Y a-t-il toujours la place pour deux partis sur la gauche de la carte politique israélienne ?
Bien sûr ! Car nous ne sommes pas vraiment à gauche. L’extrême-gauche, ou du moins la gauche plus radicale, c’est Meretz. Le parti Travailliste lui, est plus modéré, plus orienté vers le centre. Et nous sommes en désaccord avec Meretz sur des points fondamentaux, par exemple sur son soutien à l’Etat de tous ses citoyens [par opposition à l’Etat-nation du peuple juif, NDLR], sur le partage de Jérusalem, et bien d’autres thèmes. Nous ne sommes pas Meretz, et Meretz n’est pas le parti Travailliste. Si l’on peut faire des compromis quand il s’agit de gouverner ensemble, cela ne veut pas dire renoncer à nos différences. Et le parti Travailliste n’a jamais été de gauche. Il a été de centre-gauche et s’est déplacé vers le centre. Il est vrai aussi que nous avons perdu beaucoup de nos électeurs qui ont rallié d’autres partis comme Bleu Blanc et d’autres. Mais je crois que ces électeurs regrettent maintenant leur choix, vu ce qu’il a produit.
Que faut-il pour faire redémarrer le moteur du parti Travailliste ?
Des mandats ! Il n’y a pas de secret, c’est avec des sièges au parlement que l’on peut agir, que l’on obtient les financements nécessaires pour développer l’activité sur le terrain, rouvrir des permanences, sillonner le pays et refaire nos forces. Le parti Travailliste a des racines profondes. Il faut s’y reconnecter et les ranimer. Ce sont ces racines qui nous ont déjà permis de passer de zéro à six mandats depuis le début de cette campagne.
Le parti Travailliste peut-il un jour retrouver une place de parti de pouvoir ?

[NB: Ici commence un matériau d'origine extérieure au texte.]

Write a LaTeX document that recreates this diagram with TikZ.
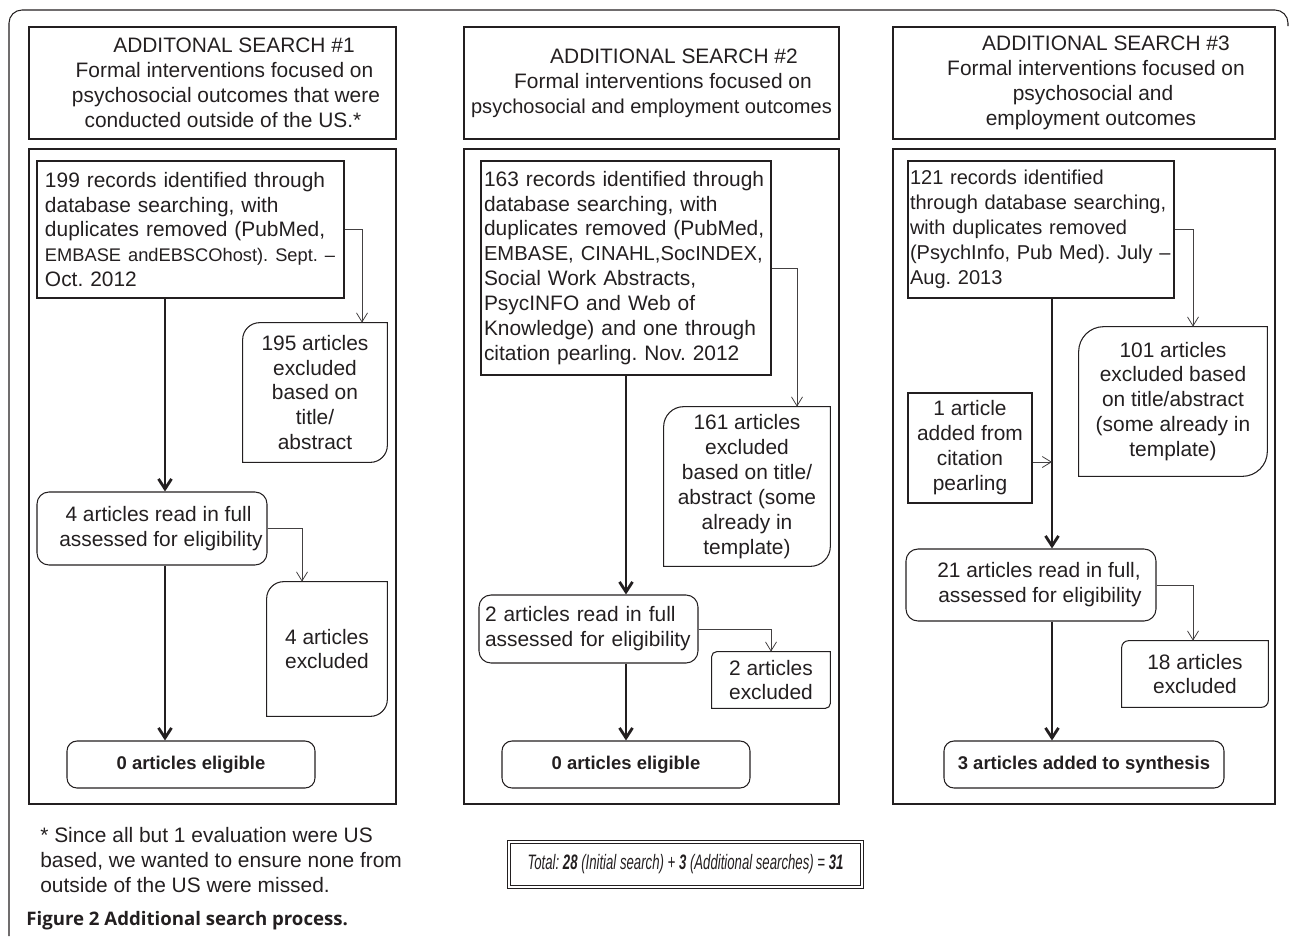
\documentclass[tikz,border=0pt]{standalone}
\usepackage{fontspec}
\setmainfont{Liberation Sans}
\newfontfamily\narrowfont[FakeStretch=0.63]{Liberation Sans}
\newfontfamily\capfont{Open Sans}
\usetikzlibrary{arrows.meta}
\definecolor{ink}{HTML}{231F20}
\frenchspacing
\hyphenpenalty=10000
\exhyphenpenalty=10000

\begin{document}
\begin{tikzpicture}[x=0.2mm, y=-0.2mm, font=\fontsize{11.9}{14.2}\selectfont,
    every node/.style={text=ink, inner sep=0pt},
    plainbox/.style={draw=ink, line width=0.6pt},
    records/.style={plainbox, align=left},
    excl/.style={align=center},
    readbox/.style={plainbox, rounded corners=2.4mm, align=center},
    result/.style={plainbox, rounded corners=2mm, font=\fontsize{10.5}{14.2}\selectfont\bfseries},
    main/.style={ink, line width=1.6pt, -{Straight Barb[length=2mm, width=2.6mm]}},
    side/.style={ink!85, line width=0.45pt, -{Straight Barb[length=1.8mm, width=2.2mm]}}]
    \useasboundingbox (0,0) rectangle (1290,936);
    \draw [ink, line width=0.6pt, rounded corners=2.6mm] (9,936) -- (9,10) -- (1288,10) -- (1288,26);

    \coordinate (s1) at (165,0); % main flow, column 1
    \coordinate (s2) at (626,0); % column 2
    \coordinate (s3) at (1052,0); % column 3
    \coordinate (k1) at (362,0);
    \coordinate (k2) at (302,0);
    \coordinate (k3) at (797,0);
    \coordinate (k5) at (1193,0);

    % search 1
    \node [plainbox, align=center, minimum width=73.4mm, minimum height=22.4mm] (h1) at (212.5,83)
        {\hspace*{8.6mm}ADDITONAL SEARCH \#1\\\hspace*{4.8mm}Formal interventions focused on\\\hspace*{5.4mm}psychosocial outcomes that were\\\hspace*{4.2mm}conducted outside of the US.*};
    \node [plainbox, minimum width=73.4mm, minimum height=131mm] (p1) at (212.5,476.5) {};
    \node [records, text width=58.2mm, inner xsep=1.6mm, minimum height=27.4mm] (r1) at (190.5,229.5)
        {199 records identified through\\database searching, with\\duplicates removed (PubMed,\\{\fontsize{10.4}{14.2}\selectfont EMBASE andEBSCOhost). Sept. –}\\Oct. 2012};
    \node [excl, minimum width=28.8mm, minimum height=27.8mm] (e1) at (315,392.5)
        {195 articles\\excluded\\based on\\title/\\abstract};
    \node [readbox, minimum width=46mm, minimum height=14.6mm] (d1) at (152,528.5)
        {\hspace*{2.6mm}4 articles read in full\\\hspace*{3.6mm}assessed for eligibility};
    \node [excl, minimum width=24mm, minimum height=26.8mm] (e2) at (327,649) {4 articles\\excluded};
    \node [result, minimum width=49.6mm, minimum height=9.4mm] (f1) at (191,764.5) {0 articles eligible};

    % search 2
    \node [plainbox, align=center, minimum width=75mm, minimum height=22.4mm] (h2) at (651.5,83)
        {\hspace*{9mm}ADDITIONAL SEARCH \#2\\\hspace*{4.6mm}Formal interventions focused on\\{\fontsize{11.4}{14.2}\selectfont psychosocial and employment outcomes}};
    \node [plainbox, minimum width=75mm, minimum height=131mm] (p2) at (651.5,476.5) {};
    \node [records, text width=56.8mm, inner xsep=0.6mm, minimum height=42.8mm] (r2) at (626,268)
        {163 records identified through\\database searching, with\\duplicates removed (PubMed,\\{\fontsize{11.5}{14.2}\selectfont EMBASE, CINAHL,SocINDEX,}\\Social Work Abstracts,\\PsycINFO and Web of\\Knowledge) and one through\\citation pearling. Nov. 2012};
    \node [excl, minimum width=33.2mm, minimum height=31.8mm] (e3) at (747,486.5)
        {161 articles\\excluded\\based on title/\\abstract (some\\already in\\template)};
    \node [records, text width=41.4mm, inner xsep=1.2mm, minimum height=13.6mm, rounded corners=2.4mm] (d2) at (588.5,629)
        {2 articles read in full\\assessed for eligibility};
    \node [excl, minimum width=23.6mm, minimum height=11.2mm] (e4) at (771,680) {2 articles\\excluded};
    \node [result, minimum width=49.6mm, minimum height=9.4mm] (f2) at (626,764.5) {0 articles eligible};

    % search 3
    \node [plainbox, align=center, minimum width=76.4mm, minimum height=22.4mm] (h3) at (1084,83)
        {\hspace*{8.8mm}ADDITIONAL SEARCH \#3\\\hspace*{4.8mm}Formal interventions focused on\\\hspace*{3.6mm}psychosocial and\\\hspace*{2.8mm}employment outcomes};
    \node [plainbox, minimum width=76.4mm, minimum height=131mm] (p3) at (1084,476.5) {};
    \node [records, text width=52.4mm, inner xsep=0.4mm, minimum height=27.4mm,
        font=\fontsize{11.4}{14.2}\selectfont] (r3) at (1041,229.5)
        {121 records identified\\through database searching,\\with duplicates removed\\(PsychInfo, Pub Med). July –\\Aug. 2013};
    \node [excl, minimum width=37.6mm, minimum height=29.8mm] (e5) at (1173,401.5)
        {101 articles\\excluded based\\on title/abstract\\(some already in\\template)};
    \node [plainbox, align=center, minimum width=24.8mm, minimum height=22mm] (c3) at (970,448)
        {1 article\\added from\\citation\\pearling};
    \node [readbox, minimum width=50mm, minimum height=14.4mm] (d3) at (1031,585)
        {\hspace*{3.2mm}21 articles read in full,\\\hspace*{3.6mm}assessed for eligibility};
    \node [excl, minimum width=29.2mm, minimum height=13.2mm] (e6) at (1195,674) {18 articles\\excluded};
    \node [result, minimum width=56mm, minimum height=9.4mm] (f3) at (1084,764.5) {3 articles added to synthesis};

    % exclusion boxes: round top left and bottom right
    \foreach \n/\r in {e1/3.4mm, e2/3.4mm, e3/4mm, e4/1mm, e5/5mm, e6/1.4mm}
        \draw [ink, line width=0.6pt] ([yshift=-\r]\n.north west) arc [start angle=180, end angle=90, radius=\r]
            -- (\n.north east) -- ([yshift=\r]\n.south east) arc [start angle=0, end angle=-90, radius=\r]
            -- (\n.south west) -- cycle;

    \draw [main] (r1.south -| s1) -- (d1.north -| s1);
    \draw [main] (d1.south -| s1) -- (f1.north -| s1);
    \draw [main] (r2.south -| s2) -- (d2.north -| s2);
    \draw [main] (d2.south -| s2) -- (f2.north -| s2);
    \draw [main] (r3.south -| s3) -- (d3.north -| s3);
    \draw [main] (d3.south -| s3) -- (f3.north -| s3);

    \draw [side] (r1.east) -| (k1 |- e1.north);
    \draw [side] (d1.east) -| (k2 |- e2.north);
    \draw [side] (r2.east) -| (k3 |- e3.north);
    \draw [side] (d2.east) -| (e4.north);
    \draw [side] (r3.east) -| (k5 |- e5.north);
    \draw [side] (d3.east) -| (k5 |- e6.north);
    \draw [side] ([yshift=-2.8mm]c3.east) -- ([yshift=-2.8mm]c3.east -| s3);

    \node [anchor=west, align=left] (note) at (40,860)
        {* Since all but 1 evaluation were US\\based, we wanted to ensure none from\\outside of the US were missed.};
    \node [draw=ink, double, double distance=0.4mm, line width=0.4pt, minimum width=70.6mm, minimum height=9mm,
        font=\narrowfont\itshape\fontsize{11.9}{14.2}\selectfont] (total) at (685.5,864.5)
        {Total: \textbf{28} (Initial search) + \textbf{3} (Additional searches) = \textbf{31}};
    \node [anchor=west, font=\capfont\bfseries\fontsize{10.6}{12}\selectfont] (cap) at (26,921)
        {Figure 2 Additional search process.};
\end{tikzpicture}
\end{document}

C’est une bonne question. Je ne sais pas. En 2015, nous pensions être remontés en selle quand nous avions obtenu 24 sièges aux législatives. Mais ça n’est pas si simple. Face à nous, il y a toujours un Likoud fort et Benyamin Netanyahou qui est un maitre en matière de campagne électorale, certainement le meilleur que je connaisse.